**Aim**
Every entry below should be transcribed exactly; pictures stay out of the copy.

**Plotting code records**
──────────

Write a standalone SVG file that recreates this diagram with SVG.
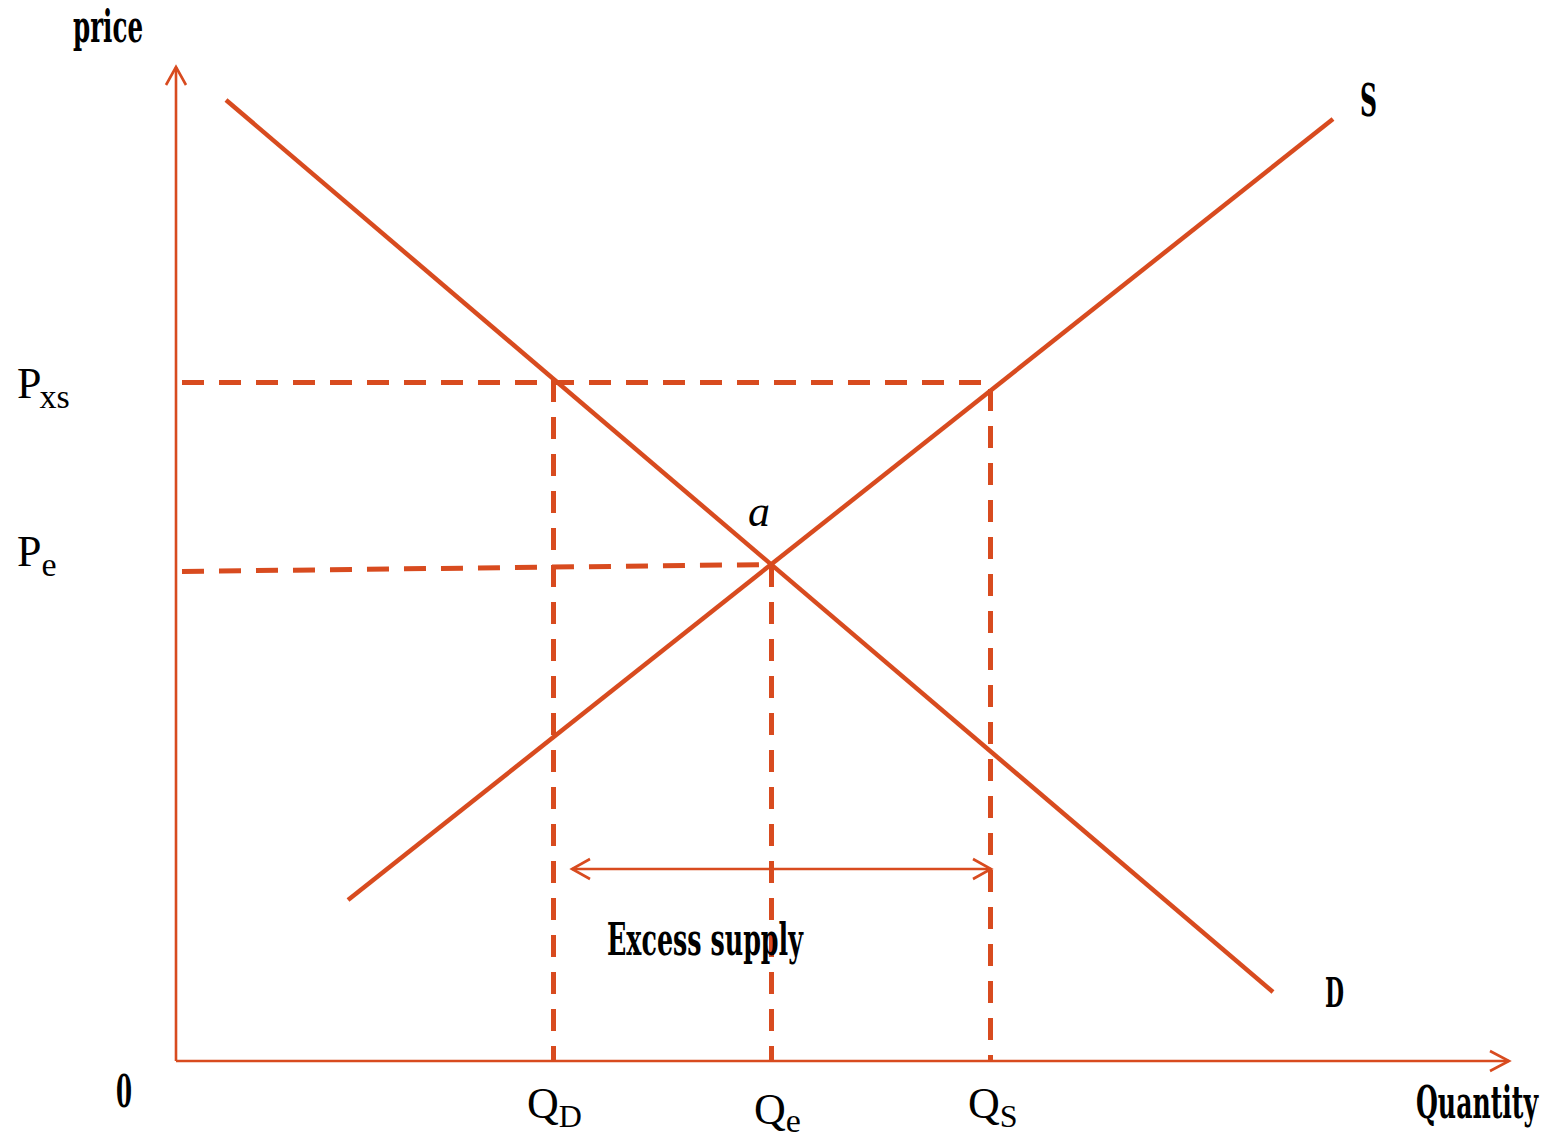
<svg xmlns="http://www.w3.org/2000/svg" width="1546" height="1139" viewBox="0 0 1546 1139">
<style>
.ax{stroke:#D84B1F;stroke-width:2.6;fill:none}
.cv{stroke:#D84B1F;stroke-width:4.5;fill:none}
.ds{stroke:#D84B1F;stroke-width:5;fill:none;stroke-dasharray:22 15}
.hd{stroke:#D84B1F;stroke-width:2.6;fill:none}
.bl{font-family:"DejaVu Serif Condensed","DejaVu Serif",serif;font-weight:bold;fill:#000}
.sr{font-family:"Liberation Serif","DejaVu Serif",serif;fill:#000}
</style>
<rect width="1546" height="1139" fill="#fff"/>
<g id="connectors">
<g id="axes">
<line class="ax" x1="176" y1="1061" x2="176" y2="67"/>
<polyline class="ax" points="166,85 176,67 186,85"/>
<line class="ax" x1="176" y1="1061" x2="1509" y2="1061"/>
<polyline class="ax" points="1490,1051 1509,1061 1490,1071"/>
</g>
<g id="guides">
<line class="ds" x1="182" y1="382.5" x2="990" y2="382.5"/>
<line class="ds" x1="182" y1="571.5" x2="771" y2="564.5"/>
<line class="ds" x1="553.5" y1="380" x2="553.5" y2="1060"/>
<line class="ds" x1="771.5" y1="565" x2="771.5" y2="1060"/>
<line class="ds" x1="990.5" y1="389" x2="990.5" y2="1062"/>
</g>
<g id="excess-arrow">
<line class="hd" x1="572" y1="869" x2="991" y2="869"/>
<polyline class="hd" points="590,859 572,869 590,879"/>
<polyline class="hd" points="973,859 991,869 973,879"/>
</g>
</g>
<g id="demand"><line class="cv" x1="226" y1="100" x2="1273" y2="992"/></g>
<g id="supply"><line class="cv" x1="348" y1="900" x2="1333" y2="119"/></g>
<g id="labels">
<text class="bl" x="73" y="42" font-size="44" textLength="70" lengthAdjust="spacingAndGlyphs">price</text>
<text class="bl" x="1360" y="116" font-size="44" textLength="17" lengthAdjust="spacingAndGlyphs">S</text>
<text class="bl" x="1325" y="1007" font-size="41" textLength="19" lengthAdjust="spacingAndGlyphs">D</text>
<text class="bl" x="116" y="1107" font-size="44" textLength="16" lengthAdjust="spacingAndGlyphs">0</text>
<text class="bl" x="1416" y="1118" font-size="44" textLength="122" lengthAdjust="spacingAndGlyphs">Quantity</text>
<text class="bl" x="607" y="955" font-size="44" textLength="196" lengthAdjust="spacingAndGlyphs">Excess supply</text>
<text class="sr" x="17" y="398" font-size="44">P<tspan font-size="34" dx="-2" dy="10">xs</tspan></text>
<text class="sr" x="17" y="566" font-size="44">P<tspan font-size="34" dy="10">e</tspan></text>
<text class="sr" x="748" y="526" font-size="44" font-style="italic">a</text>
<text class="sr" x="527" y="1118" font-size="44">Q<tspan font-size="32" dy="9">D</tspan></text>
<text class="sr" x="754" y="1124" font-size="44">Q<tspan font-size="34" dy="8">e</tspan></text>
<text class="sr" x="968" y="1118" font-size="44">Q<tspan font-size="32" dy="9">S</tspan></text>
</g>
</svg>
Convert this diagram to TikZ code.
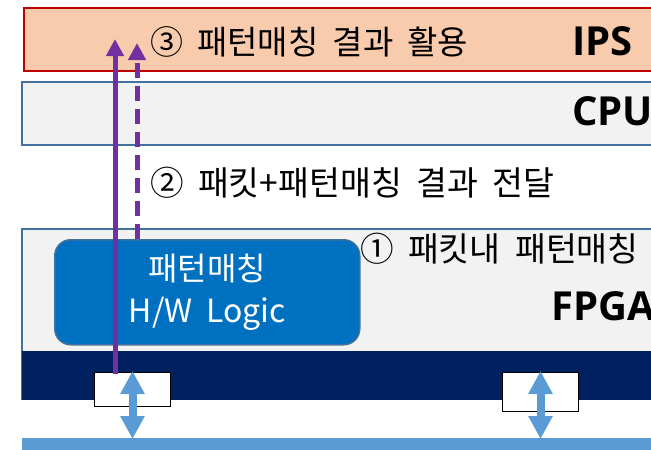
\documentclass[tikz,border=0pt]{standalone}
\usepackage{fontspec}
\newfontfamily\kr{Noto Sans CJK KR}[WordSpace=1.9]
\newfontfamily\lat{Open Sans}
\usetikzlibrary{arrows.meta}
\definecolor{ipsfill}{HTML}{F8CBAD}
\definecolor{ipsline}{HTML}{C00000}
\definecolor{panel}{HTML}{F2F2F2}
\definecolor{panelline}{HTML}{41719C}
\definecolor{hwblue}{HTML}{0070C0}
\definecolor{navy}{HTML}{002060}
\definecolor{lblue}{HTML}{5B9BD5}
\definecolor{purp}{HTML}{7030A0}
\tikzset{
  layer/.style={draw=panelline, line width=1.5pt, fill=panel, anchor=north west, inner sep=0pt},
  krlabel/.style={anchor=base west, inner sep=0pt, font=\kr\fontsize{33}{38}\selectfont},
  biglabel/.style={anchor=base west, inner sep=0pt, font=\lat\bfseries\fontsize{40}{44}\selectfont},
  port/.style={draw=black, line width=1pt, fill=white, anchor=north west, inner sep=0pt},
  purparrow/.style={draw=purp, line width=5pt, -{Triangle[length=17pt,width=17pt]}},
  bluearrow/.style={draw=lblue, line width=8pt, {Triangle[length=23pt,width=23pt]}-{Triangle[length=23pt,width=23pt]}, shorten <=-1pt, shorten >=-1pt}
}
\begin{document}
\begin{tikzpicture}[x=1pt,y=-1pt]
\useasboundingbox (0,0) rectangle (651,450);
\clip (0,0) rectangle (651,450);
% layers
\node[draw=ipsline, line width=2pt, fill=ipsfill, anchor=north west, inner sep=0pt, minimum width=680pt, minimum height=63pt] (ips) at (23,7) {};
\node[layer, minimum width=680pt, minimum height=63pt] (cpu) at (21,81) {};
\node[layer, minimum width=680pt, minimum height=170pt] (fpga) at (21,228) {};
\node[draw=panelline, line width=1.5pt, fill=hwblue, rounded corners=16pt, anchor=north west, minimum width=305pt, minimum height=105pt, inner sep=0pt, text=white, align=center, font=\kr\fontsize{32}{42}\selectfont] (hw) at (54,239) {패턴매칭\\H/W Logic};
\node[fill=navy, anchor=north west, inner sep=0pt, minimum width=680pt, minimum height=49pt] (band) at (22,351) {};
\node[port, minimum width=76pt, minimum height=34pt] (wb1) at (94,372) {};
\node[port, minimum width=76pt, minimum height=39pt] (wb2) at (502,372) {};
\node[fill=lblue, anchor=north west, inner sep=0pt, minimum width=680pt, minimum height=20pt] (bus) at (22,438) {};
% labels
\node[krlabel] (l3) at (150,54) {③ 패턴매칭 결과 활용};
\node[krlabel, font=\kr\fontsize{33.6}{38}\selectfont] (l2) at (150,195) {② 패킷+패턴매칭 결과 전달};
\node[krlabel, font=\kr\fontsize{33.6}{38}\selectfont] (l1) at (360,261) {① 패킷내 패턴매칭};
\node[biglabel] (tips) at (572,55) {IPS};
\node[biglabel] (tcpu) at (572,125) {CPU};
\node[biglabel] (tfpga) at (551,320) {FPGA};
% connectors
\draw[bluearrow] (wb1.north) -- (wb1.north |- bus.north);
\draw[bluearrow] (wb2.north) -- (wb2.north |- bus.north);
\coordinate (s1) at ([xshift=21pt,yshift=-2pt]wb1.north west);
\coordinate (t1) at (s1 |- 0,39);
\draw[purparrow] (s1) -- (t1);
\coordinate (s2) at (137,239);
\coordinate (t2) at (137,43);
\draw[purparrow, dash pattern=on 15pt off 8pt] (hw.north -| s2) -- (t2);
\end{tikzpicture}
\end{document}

──────────

**Expected answer**
Write a standalone SVG file that recreates this diagram with SVG.
<svg xmlns="http://www.w3.org/2000/svg" width="1546" height="1139" viewBox="0 0 1546 1139">
<style>
.ax{stroke:#D84B1F;stroke-width:2.6;fill:none}
.cv{stroke:#D84B1F;stroke-width:4.5;fill:none}
.ds{stroke:#D84B1F;stroke-width:5;fill:none;stroke-dasharray:22 15}
.hd{stroke:#D84B1F;stroke-width:2.6;fill:none}
.bl{font-family:"DejaVu Serif Condensed","DejaVu Serif",serif;font-weight:bold;fill:#000}
.sr{font-family:"Liberation Serif","DejaVu Serif",serif;fill:#000}
</style>
<rect width="1546" height="1139" fill="#fff"/>
<g id="connectors">
<g id="axes">
<line class="ax" x1="176" y1="1061" x2="176" y2="67"/>
<polyline class="ax" points="166,85 176,67 186,85"/>
<line class="ax" x1="176" y1="1061" x2="1509" y2="1061"/>
<polyline class="ax" points="1490,1051 1509,1061 1490,1071"/>
</g>
<g id="guides">
<line class="ds" x1="182" y1="382.5" x2="990" y2="382.5"/>
<line class="ds" x1="182" y1="571.5" x2="771" y2="564.5"/>
<line class="ds" x1="553.5" y1="380" x2="553.5" y2="1060"/>
<line class="ds" x1="771.5" y1="565" x2="771.5" y2="1060"/>
<line class="ds" x1="990.5" y1="389" x2="990.5" y2="1062"/>
</g>
<g id="excess-arrow">
<line class="hd" x1="572" y1="869" x2="991" y2="869"/>
<polyline class="hd" points="590,859 572,869 590,879"/>
<polyline class="hd" points="973,859 991,869 973,879"/>
</g>
</g>
<g id="demand"><line class="cv" x1="226" y1="100" x2="1273" y2="992"/></g>
<g id="supply"><line class="cv" x1="348" y1="900" x2="1333" y2="119"/></g>
<g id="labels">
<text class="bl" x="73" y="42" font-size="44" textLength="70" lengthAdjust="spacingAndGlyphs">price</text>
<text class="bl" x="1360" y="116" font-size="44" textLength="17" lengthAdjust="spacingAndGlyphs">S</text>
<text class="bl" x="1325" y="1007" font-size="41" textLength="19" lengthAdjust="spacingAndGlyphs">D</text>
<text class="bl" x="116" y="1107" font-size="44" textLength="16" lengthAdjust="spacingAndGlyphs">0</text>
<text class="bl" x="1416" y="1118" font-size="44" textLength="122" lengthAdjust="spacingAndGlyphs">Quantity</text>
<text class="bl" x="607" y="955" font-size="44" textLength="196" lengthAdjust="spacingAndGlyphs">Excess supply</text>
<text class="sr" x="17" y="398" font-size="44">P<tspan font-size="34" dx="-2" dy="10">xs</tspan></text>
<text class="sr" x="17" y="566" font-size="44">P<tspan font-size="34" dy="10">e</tspan></text>
<text class="sr" x="748" y="526" font-size="44" font-style="italic">a</text>
<text class="sr" x="527" y="1118" font-size="44">Q<tspan font-size="32" dy="9">D</tspan></text>
<text class="sr" x="754" y="1124" font-size="44">Q<tspan font-size="34" dy="8">e</tspan></text>
<text class="sr" x="968" y="1118" font-size="44">Q<tspan font-size="32" dy="9">S</tspan></text>
</g>
</svg>
Convert this diagram to TikZ code.
\documentclass[tikz,border=0pt]{standalone}
\usepackage{fontspec}
\newfontfamily\kr{Noto Sans CJK KR}[WordSpace=1.9]
\newfontfamily\lat{Open Sans}
\usetikzlibrary{arrows.meta}
\definecolor{ipsfill}{HTML}{F8CBAD}
\definecolor{ipsline}{HTML}{C00000}
\definecolor{panel}{HTML}{F2F2F2}
\definecolor{panelline}{HTML}{41719C}
\definecolor{hwblue}{HTML}{0070C0}
\definecolor{navy}{HTML}{002060}
\definecolor{lblue}{HTML}{5B9BD5}
\definecolor{purp}{HTML}{7030A0}
\tikzset{
  layer/.style={draw=panelline, line width=1.5pt, fill=panel, anchor=north west, inner sep=0pt},
  krlabel/.style={anchor=base west, inner sep=0pt, font=\kr\fontsize{33}{38}\selectfont},
  biglabel/.style={anchor=base west, inner sep=0pt, font=\lat\bfseries\fontsize{40}{44}\selectfont},
  port/.style={draw=black, line width=1pt, fill=white, anchor=north west, inner sep=0pt},
  purparrow/.style={draw=purp, line width=5pt, -{Triangle[length=17pt,width=17pt]}},
  bluearrow/.style={draw=lblue, line width=8pt, {Triangle[length=23pt,width=23pt]}-{Triangle[length=23pt,width=23pt]}, shorten <=-1pt, shorten >=-1pt}
}
\begin{document}
\begin{tikzpicture}[x=1pt,y=-1pt]
\useasboundingbox (0,0) rectangle (651,450);
\clip (0,0) rectangle (651,450);
% layers
\node[draw=ipsline, line width=2pt, fill=ipsfill, anchor=north west, inner sep=0pt, minimum width=680pt, minimum height=63pt] (ips) at (23,7) {};
\node[layer, minimum width=680pt, minimum height=63pt] (cpu) at (21,81) {};
\node[layer, minimum width=680pt, minimum height=170pt] (fpga) at (21,228) {};
\node[draw=panelline, line width=1.5pt, fill=hwblue, rounded corners=16pt, anchor=north west, minimum width=305pt, minimum height=105pt, inner sep=0pt, text=white, align=center, font=\kr\fontsize{32}{42}\selectfont] (hw) at (54,239) {패턴매칭\\H/W Logic};
\node[fill=navy, anchor=north west, inner sep=0pt, minimum width=680pt, minimum height=49pt] (band) at (22,351) {};
\node[port, minimum width=76pt, minimum height=34pt] (wb1) at (94,372) {};
\node[port, minimum width=76pt, minimum height=39pt] (wb2) at (502,372) {};
\node[fill=lblue, anchor=north west, inner sep=0pt, minimum width=680pt, minimum height=20pt] (bus) at (22,438) {};
% labels
\node[krlabel] (l3) at (150,54) {③ 패턴매칭 결과 활용};
\node[krlabel, font=\kr\fontsize{33.6}{38}\selectfont] (l2) at (150,195) {② 패킷+패턴매칭 결과 전달};
\node[krlabel, font=\kr\fontsize{33.6}{38}\selectfont] (l1) at (360,261) {① 패킷내 패턴매칭};
\node[biglabel] (tips) at (572,55) {IPS};
\node[biglabel] (tcpu) at (572,125) {CPU};
\node[biglabel] (tfpga) at (551,320) {FPGA};
% connectors
\draw[bluearrow] (wb1.north) -- (wb1.north |- bus.north);
\draw[bluearrow] (wb2.north) -- (wb2.north |- bus.north);
\coordinate (s1) at ([xshift=21pt,yshift=-2pt]wb1.north west);
\coordinate (t1) at (s1 |- 0,39);
\draw[purparrow] (s1) -- (t1);
\coordinate (s2) at (137,239);
\coordinate (t2) at (137,43);
\draw[purparrow, dash pattern=on 15pt off 8pt] (hw.north -| s2) -- (t2);
\end{tikzpicture}
\end{document}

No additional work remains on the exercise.